£37m structure aims to replicate patients’ course through hospital from A&E to recovery
Coventry University’s new £37m Science and Health Building – designed by Broadway Malyan – has been created to provide students with an immersive hospital environment, like those they will encounter in their professional lives.
The 11,150sq m building, which has just opened to its first intake of students, has been specifically fashioned to deliver learning facilities that accurately represent the patient journey from accident and emergency to recovery, with a mock ambulance, simulated wards and operating theatres, and rehabilitation areas.
It also includes industry-grade laboratories that can accommodate up to 250 students at a time and Olympic-grade fitness and sports research facilities.
Externally, it has been designed to respond to an environment that includes Basil Spence’s grade I-listed Coventry Cathedral, and other heritage buildings, with a palette featuring handmade brick, exposed concrete blades and anodized grey window frames.

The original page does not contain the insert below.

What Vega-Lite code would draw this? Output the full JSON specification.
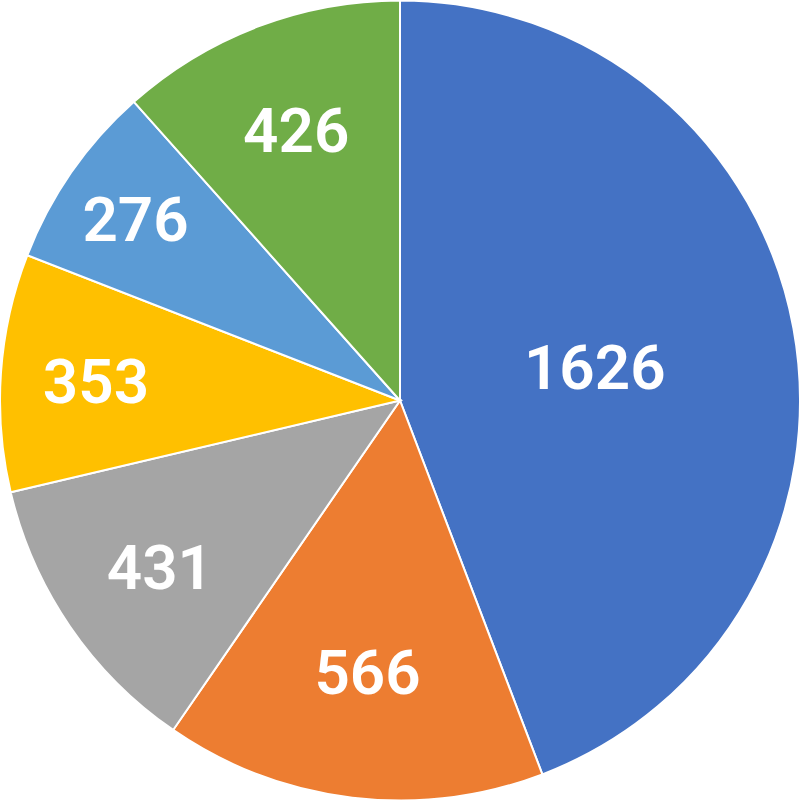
{
  "$schema": "https://vega.github.io/schema/vega-lite/v6.json",
  "width": 800,
  "height": 801,
  "autosize": {"type": "fit", "contains": "padding"},
  "padding": 0,
  "background": "white",
  "data": {"values": [
    {"cat": "A", "i": 1, "value": 1626},
    {"cat": "B", "i": 2, "value": 566},
    {"cat": "C", "i": 3, "value": 431},
    {"cat": "D", "i": 4, "value": 353},
    {"cat": "E", "i": 5, "value": 276},
    {"cat": "F", "i": 6, "value": 426}
  ]},
  "encoding": {
    "theta": {"field": "value", "type": "quantitative", "stack": true},
    "order": {"field": "i", "type": "quantitative"}
  },
  "layer": [
    {
      "mark": {"type": "arc", "outerRadius": 400, "stroke": "white", "strokeWidth": 2},
      "encoding": {
        "color": {"field": "cat", "type": "nominal", "legend": null,
          "scale": {"domain": ["A","B","C","D","E","F"], "range": ["#4472C4","#ED7D31","#A5A5A5","#FFC000","#5B9BD5","#70AD47"]}}
      }
    },
    {
      "mark": {"type": "text", "font": "Roboto", "fontWeight": 600, "fontSize": 62, "fill": "white", "baseline": "middle", "align": "center", "dy": 5},
      "encoding": {
        "text": {"field": "value", "type": "quantitative"},
        "radius": {"field": "value", "type": "quantitative", "scale": {"type": "log", "domain": [276, 1626], "range": [322, 198]}}
      }
    }
  ]
}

Birmingham-based Broadway Malyan director Neil Rose, who led the project, said the building was a unique learning facility that also represented “an exciting addition” to Coventry’s urban landscape.
“Working closely with our university stakeholders allowed us to challenge the traditional science and health pedagogy and shift the emphasis from the standard cellular teaching and office space model towards a more active and practical ‘real life’ approach to learning,” he said.
“This is a building that has been designed from the inside out, driven by the needs of the users and how collaboration between spaces can be maximised.”
The Science and Health Building is one of a number of new projects being delivered by the practice as part of a 10-year investment programme by the university. One of those projects is the conversion of Dagenham Civic Centre into a London campus for the institution.